MySQL: need help making a query faster

MySQLmysql-5.7optimization

I wrote a query that finds me records in discovery table that contain a needle from whitelisted (LIKE %needle%) and don't have a record in logs table (and some other easy to understand filtering):

SELECT * FROM (
    SELECT discovery.id, discovery.resource AS url, discovery.event_datetime, whitelisted.keyword 
    FROM discovery
    INNER JOIN whitelisted
    ON discovery.`resource` LIKE concat('%', whitelisted.`keyword`, '%')
    LEFT JOIN `logs`
    ON `logs`.discovery_id = discovery.id
    WHERE
    discovery.event_datetime >= NOW()
    AND
    discovery.provider = 'XXX'
    AND
    `logs`.id IS NULL
    AND
    discovery.resource NOT LIKE '%SOMETHING-TO-EXCLUDE%'
    LIMIT 0, 20
) logless_resources
GROUP BY logless_resources.url
ORDER BY logless_resources.event_datetime ASC

discovery table: 143k rows

  • id UNSIGNED INT AI PRIMARY
  • resource VARCHAR(1024) INDEX
  • provider ENUM
  • event_datetime DATETIME
  • created_at DATETIME

whitelisted table: 535 rows (not thousands, just 0.5k)

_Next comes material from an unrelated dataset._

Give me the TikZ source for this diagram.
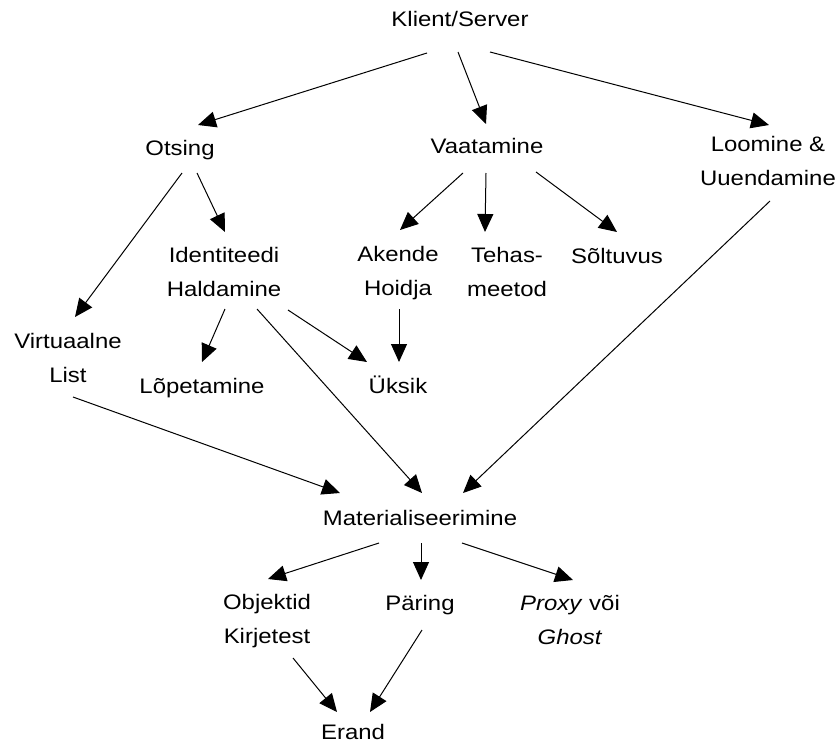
\documentclass[tikz,border=0pt]{standalone}
\usepackage{fontspec}
\setmainfont{Liberation Sans}[FakeStretch=1.14]
\usetikzlibrary{arrows.meta,calc}

\tikzset{
  lbl/.style={inner sep=0pt, anchor=base, align=center,
    font=\fontsize{21}{34}\selectfont},
  arr/.style={line width=1pt, -{Triangle[length=18pt,width=16pt]}},
}

\begin{document}
\begin{tikzpicture}[x=1pt,y=-1pt]
  \path[fill=white,use as bounding box] (0,0) rectangle (838,744);

  % pattern nodes (placed by the baseline of their last line)
  \node[lbl] (kl) at (460,27)  {Klient/Server};
  \node[lbl] (ot) at (180,155) {Otsing};
  \node[lbl] (va) at (487,153) {Vaatamine};
  \node[lbl] (lo) at (768,185) {Loomine \&\\Uuendamine};
  \node[lbl] (id) at (224,296) {Identiteedi\\Haldamine};
  \node[lbl] (ak) at (398,295) {Akende\\Hoidja};
  \node[lbl] (te) at (507,296) {Tehas-\\meetod};
  \node[lbl] (so) at (617,263) {Sõltuvus};
  \node[lbl] (vi) at (68,382)  {Virtuaalne\\List};
  \node[lbl] (lp) at (202,393) {Lõpetamine};
  \node[lbl] (uk) at (398,393) {Üksik};
  \node[lbl] (ma) at (420,525) {Materialiseerimine};
  \node[lbl] (ob) at (267,643) {Objektid\\Kirjetest};
  \node[lbl] (pa) at (420,610) {Päring};
  \node[lbl] (pr) at (570,644) {\textit{Proxy} või\\\textit{Ghost}};
  \node[lbl] (er) at (353,739) {Erand};

  % dependencies between patterns
  \draw[arr] ($(kl.base)+(-33,26)$) -- ($(ot.base)+(18,-30)$);
  \draw[arr] ($(kl.base)+(-2,25)$)  -- ($(va.base)+(-1,-29)$);
  \draw[arr] ($(kl.base)+(30,25)$)  -- ($(lo.base)+(1,-60)$);

  \draw[arr] ($(ot.base)+(17,18)$)  -- ($(id.base)+(1,-64)$);
  \draw[arr] ($(ot.base)+(2,18)$)   -- ($(vi.base)+(7,-65)$);

  \draw[arr] ($(va.base)+(-24,20)$) -- ($(ak.base)+(2,-65)$);
  \draw[arr] ($(va.base)+(-1,20)$)  -- ($(te.base)+(-22,-64)$);
  \draw[arr] ($(va.base)+(49,19)$)  -- ($(so.base)+(0,-31)$);

  \draw[arr] ($(lo.base)+(2,16)$)   -- ($(ma.base)+(43,-32)$);

  \draw[arr] ($(id.base)+(1,13)$)   -- ($(lp.base)+(0,-31)$);
  \draw[arr] ($(id.base)+(64,14)$)  -- ($(uk.base)+(-31,-31)$);
  \draw[arr] ($(id.base)+(33,13)$)  -- ($(ma.base)+(2,-32)$);
  \draw[arr] ($(ak.base)+(1,14)$)   -- ($(uk.base)+(1,-31)$);
  \draw[arr] ($(vi.base)+(5,15)$)   -- ($(ma.base)+(-80,-32)$);

  \draw[arr] ($(ma.base)+(-41,18)$) -- ($(ob.base)+(1,-64)$);
  \draw[arr] ($(ma.base)+(1,18)$)   -- ($(pa.base)+(1,-30)$);
  \draw[arr] ($(ma.base)+(42,18)$)  -- ($(pr.base)+(3,-64)$);

  \draw[arr] ($(ob.base)+(26,15)$)  -- ($(er.base)+(-16,-27)$);
  \draw[arr] ($(pa.base)+(2,20)$)   -- ($(er.base)+(17,-27)$);
\end{tikzpicture}
\end{document}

  • id UNSIGNED INT AI PRIMARY
  • keyword VARCHAR(128) INDEX
  • provider ENUM
  • created_at DATETIME

logs: 585k rows

  • id UNSIGNED INT AI PRIMARY
  • discovery_id UNSIGNED INT FK to discovery.id

Right now this takes 90 seconds – can it be made faster?

Best Answer

The focus needs to be on the "derived" table, since it delivers only 20 rows to the outer parts.

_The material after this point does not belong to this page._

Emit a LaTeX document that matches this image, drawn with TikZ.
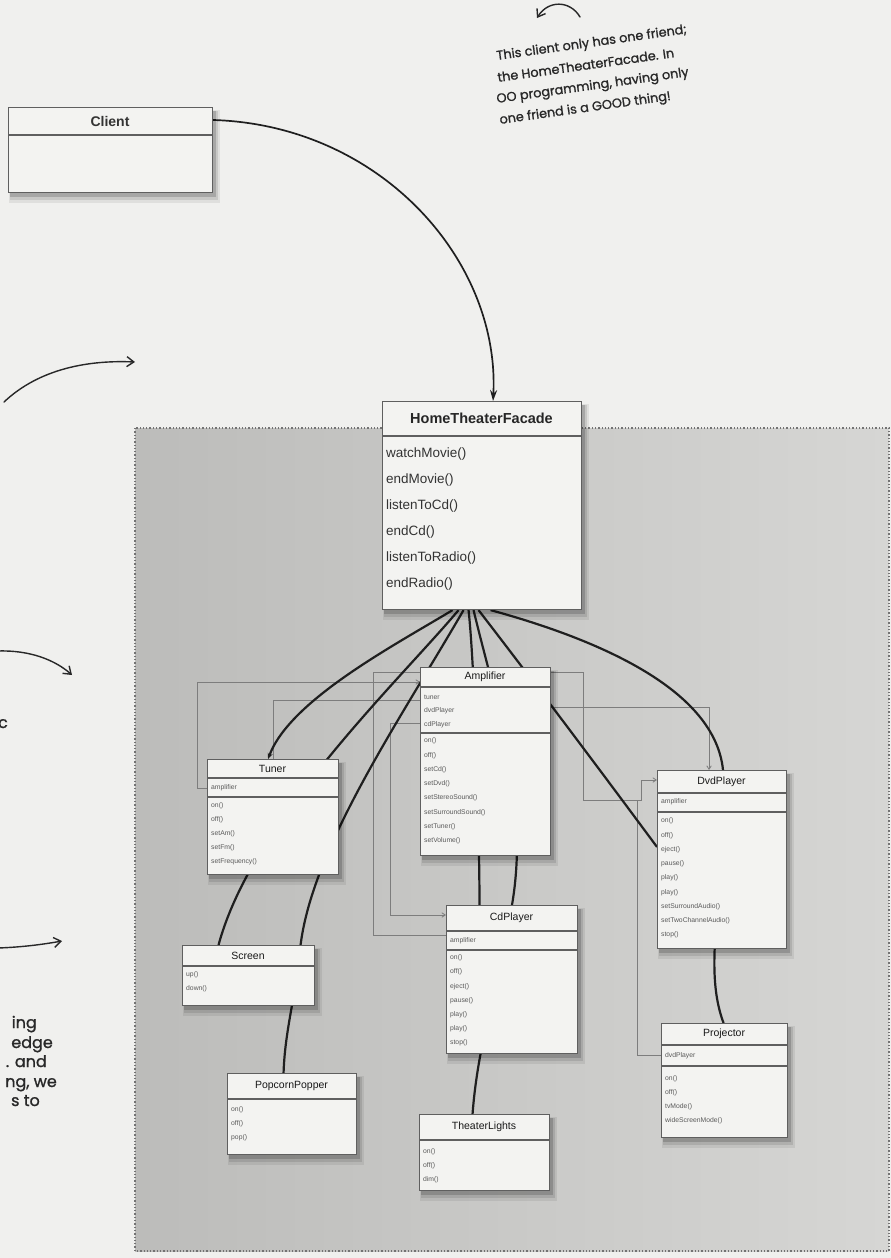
\documentclass[tikz,border=0pt]{standalone}
\usepackage{fontspec}
\setmainfont{Liberation Sans}
\newfontfamily\handfont[FakeBold=1.2]{Poppins}
\usetikzlibrary{arrows.meta,calc}
\definecolor{pagebg}{RGB}{240,240,238}
\definecolor{panelL}{RGB}{188,188,186}
\definecolor{panelR}{RGB}{214,214,212}
\definecolor{boxfill}{RGB}{243,243,241}
\definecolor{boxline}{RGB}{95,95,95}
\definecolor{depline}{RGB}{125,125,125}
\definecolor{inkc}{RGB}{40,40,40}
\pgfdeclarelayer{bg}
\pgfdeclarelayer{conn}
\pgfsetlayers{bg,conn,main}

% #1 name, #2 x, #3 y(top), #4 width, #5 height, #6 header height, #7 title, #8 title style
\newcommand\mkclass[8]{%
  \fill[black, opacity=0.07] ({#2+1},{#3+3}) rectangle ({#2+#4+8},{#3+#5+11});
  \fill[black, opacity=0.10] ({#2+2},{#3+4}) rectangle ({#2+#4+6},{#3+#5+8});
  \fill[black, opacity=0.16] ({#2+2},{#3+4}) rectangle ({#2+#4+4},{#3+#5+5});
  \node[ubox, anchor=north west, minimum width=#4pt, minimum height=#5pt] (#1) at (#2,#3) {};
  \node[#8] (#1-t) at ({#2+#4/2},{#3+#6/2}) {#7};
  \draw[sepline] (#2,{#3+#6}) -- ({#2+#4},{#3+#6});
}
\newcommand\mkmem[6]{%
  \foreach \m [count=\i] in {#6} \node[#5] (#1-\i) at (#2,{#3+(\i-1)*#4}) {\m};
}

\begin{document}
\begin{tikzpicture}[x=1pt,y=-1pt,
  ubox/.style={draw=boxline, line width=1.1pt, fill=boxfill, rectangle, inner sep=0pt},
  sepline/.style={draw=boxline, line width=1.1pt},
  stitle/.style={inner sep=0pt, font=\fontsize{10.5}{11}\selectfont, text=black!90},
  btitle/.style={inner sep=0pt, font=\fontsize{14.5}{15}\bfseries\selectfont, text=black!85},
  ctitle/.style={inner sep=0pt, font=\fontsize{14}{15}\bfseries\selectfont, text=black!80},
  mem/.style={anchor=west, inner sep=0pt, font=\fontsize{6.8}{7}\selectfont, text=black!65},
  fmem/.style={anchor=west, inner sep=0pt, font=\fontsize{13.5}{14}\selectfont, text=black!80},
  assoc/.style={draw=black!88, line width=2.2pt},
  dep/.style={draw=depline, line width=0.8pt},
  deparr/.style={dep, -{Straight Barb[length=3.5pt,width=4.5pt]}},
  handarr/.style={draw=inkc, line width=1.4pt, line cap=round, -{Straight Barb[length=7pt,width=10pt,line width=1.4pt]}},
  hand/.style={inner sep=0pt, font=\handfont\fontsize{12.8}{14}\selectfont, text=inkc, rotate=8, anchor=base west},
  handbig/.style={inner sep=0pt, font=\handfont\fontsize{16}{17}\selectfont, text=inkc, anchor=base east}
]
\useasboundingbox (0,0) rectangle (891,1258);
\begin{pgfonlayer}{bg}
  \fill[pagebg] (0,0) rectangle (891,1258);
  \shade[left color=panelL, right color=panelR] (135,428) rectangle (889,1251);
  \draw[black!55, line width=1.3pt, dotted] (135,428) rectangle (889,1251);
\end{pgfonlayer}

% ---------- classes ----------
\mkclass{client}{8}{107}{204}{85}{28}{Client}{ctitle}
\mkclass{fac}{382}{401}{199}{208}{35}{HomeTheaterFacade}{btitle}
\mkmem{fac-m}{386}{454}{26}{fmem}{watchMovie(),endMovie(),listenToCd(),endCd(),listenToRadio(),endRadio()}

\mkclass{amp}{420}{667}{130}{188}{20}{Amplifier}{stitle}
\mkmem{amp-a}{424}{697}{14}{mem}{tuner,dvdPlayer,cdPlayer}
\draw[sepline] (420,733) -- (550,733);
\mkmem{amp-m}{424}{741}{14.3}{mem}{on(),off(),setCd(),setDvd(),setStereoSound(),setSurroundSound(),setTuner(),setVolume()}

\mkclass{tuner}{207}{759}{131}{115}{19}{Tuner}{stitle}
\mkmem{tuner-a}{211}{788}{14}{mem}{amplifier}
\draw[sepline] (207,797) -- (338,797);
\mkmem{tuner-m}{211}{806}{14}{mem}{on(),off(),setAm(),setFm(),setFrequency()}

\mkclass{dvd}{657}{770}{129}{178}{23}{DvdPlayer}{stitle}
\mkmem{dvd-a}{661}{802}{14}{mem}{amplifier}
\draw[sepline] (657,812) -- (786,812);
\mkmem{dvd-m}{661}{821}{14.25}{mem}{on(),off(),eject(),pause(),play(),play(),setSurroundAudio(),setTwoChannelAudio(),stop()}

\mkclass{cd}{446}{905}{131}{148}{26}{CdPlayer}{stitle}
\mkmem{cd-a}{450}{941}{14}{mem}{amplifier}
\draw[sepline] (446,950) -- (577,950);
\mkmem{cd-m}{450}{958}{14.2}{mem}{on(),off(),eject(),pause(),play(),play(),stop()}

\mkclass{screen}{182}{945}{132}{60}{21}{Screen}{stitle}
\mkmem{screen-m}{186}{975}{14}{mem}{up(),down()}

\mkclass{pop}{227}{1073}{129}{81}{26}{PopcornPopper}{stitle}
\mkmem{pop-m}{231}{1110}{14}{mem}{on(),off(),pop()}

\mkclass{lights}{419}{1114}{130}{76}{26}{TheaterLights}{stitle}
\mkmem{lights-m}{423}{1152}{14}{mem}{on(),off(),dim()}

\mkclass{proj}{661}{1023}{126}{114}{22}{Projector}{stitle}
\mkmem{proj-a}{665}{1056}{14}{mem}{dvdPlayer}
\draw[sepline] (661,1066) -- (787,1066);
\mkmem{proj-m}{665}{1079}{14}{mem}{on(),off(),tvMode(),wideScreenMode()}

% ---------- connectors ----------
\begin{pgfonlayer}{conn}
  % thin dependency lines
  \draw[deparr] ($(tuner.north west)+(0,29)$) -- ++(-10,0) |- ($(amp.north west)+(0,15)$);
  \draw[dep] ($(amp.north west)+(0,33)$) -| (tuner.north);
  \draw[dep] ($(cd.north west)+(0,30)$) -- ++(-73,0) |- ($(amp.north west)+(0,5)$);
  \draw[deparr] ($(amp.north west)+(0,56)$) -- ++(-30,0) |- ($(cd.north west)+(0,10)$);
  \draw[deparr] ($(amp.north east)+(0,5)$) -- ++(32,0) -- ++(0,128) -- ++(58,0) |- ($(dvd.north west)+(0,10)$);
  \draw[deparr] ($(amp.north east)+(0,40)$) -| ([xshift=-13pt]dvd.north);
  \draw[dep] ($(proj.north west)+(0,32)$) -- ++(-24,0) -- ++(0,-255) coordinate (projend);

  % client to facade
  \draw[assoc, line width=1.7pt, -{Stealth[length=11pt,width=7pt]}] ($(client.north east)+(0,13)$) .. controls (380,125) and (500,260) .. ([xshift=11pt]fac.north);

  % facade associations
  \draw[assoc, -{Stealth[length=6pt,width=5pt]}] ([xshift=-29.5pt]fac.south) .. controls (395,645) and (290,700) .. ([xshift=-5pt]tuner.north);
  \draw[assoc] ([xshift=-23.5pt]fac.south) .. controls (400,680) and (252,820) .. ([xshift=-30pt]screen.north);
  \draw[assoc] ([xshift=-18.5pt]fac.south) .. controls (400,720) and (310,850) .. (300,950) .. controls (295,1000) and (285,1030) .. ([xshift=-8.5pt]pop.north);
  \draw[assoc] ([xshift=-13.5pt]fac.south) .. controls (474,660) and (479,800) .. ([xshift=-32.5pt]cd.north);
  \draw[assoc] ([xshift=-8.5pt]fac.south) .. controls (495,700) and (530,800) .. (512,905) .. controls (500,980) and (478,1040) .. ([xshift=-12pt]lights.north);
  \draw[assoc] ([xshift=-3.5pt]fac.south) .. controls (540,690) and (600,770) .. ($(dvd.north west)+(0,77)$);
  \draw[assoc] ([xshift=8.5pt]fac.south) .. controls (600,640) and (715,690) .. (723,770) .. controls (730,880) and (700,960) .. ([xshift=-1pt]proj.north);
\end{pgfonlayer}

% ---------- handwritten notes ----------
\node[hand] (note1) at (497,60) {This client only has one friend;};
\node[hand] (note2) at (498,82) {the HomeTheaterFacade. In};
\node[hand] (note3) at (497,103) {OO programming, having only};
\node[hand] (note4) at (500,124) {one friend is a GOOD thing!};
\coordinate (ta1) at (580,17);
\coordinate (ta2) at (537,18);
\draw[handarr] (ta1) .. controls (570,0) and (548,0) .. (ta2);

\coordinate (la1s) at (4,402);
\coordinate (la1e) at (135,362);
\draw[handarr] (la1s) .. controls (40,368) and (90,360) .. (la1e);
\coordinate (la2s) at (-2,651);
\coordinate (la2e) at (72,675);
\draw[handarr] (la2s) .. controls (30,650) and (55,660) .. (la2e);
\coordinate (la3s) at (-2,948);
\coordinate (la3e) at (62,941);
\draw[handarr] (la3s) .. controls (25,947) and (45,944) .. (la3e);

\node[handbig] (lt0) at (8,728) {c};
\node[handbig] (lt1) at (37,1028) {ing};
\node[handbig] (lt2) at (53,1048) {edge};
\node[handbig] (lt3) at (47,1067) {. and};
\node[handbig] (lt4) at (57,1087) {ng, we};
\node[handbig] (lt5) at (40,1106) {s to};
\end{tikzpicture}
\end{document}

        SELECT  d.id, d.resource AS url, d.event_datetime,
                wl.keyword
            FROM  discovery AS d
            INNER JOIN  whitelisted AS wl
                    ON d.`resource` LIKE concat('%', wl.`keyword`, '%')
            LEFT JOIN  `logs`  ON `logs`.discovery_id = d.id
            WHERE  d.event_datetime >= NOW()
              AND  d.provider = 'XXX'
              AND  `logs`.id IS NULL
              AND  d.resource NOT LIKE '%SOMETHING-TO-EXCLUDE%'
            LIMIT  0, 20 

Starting with the WHERE clause...

              d.event_datetime >= NOW() -- last in index (range)
              d.provider = 'XXX'  -- first in the index because of "="
              `logs`.id IS NULL   -- another table, not very selective
              d.resource NOT LIKE '%SOMETHING-TO-EXCLUDE%'  -- probably useless

So discovery needs INDEX(provider, event_datetime), in that order.

Now to get to the other tables

ON `logs`.discovery_id = d.id

Logs needs INDEX(discovery_id)

ON d.`resource` LIKE concat('%', wl.`keyword`, '%')

This is terrible for optimizing. It will need to test every row of either whitelisted or discovery. Since I have guessed that discovery will be the first table, I expect a tedious scan of whitelisted.

Do you care that there is no ORDER BY? That is, you could be getting a random 20 rows, not the newest 20, not the oldest, etc.

(Please use SHOW CREATE TABLE when presenting a schema; it is much more precise than prose.)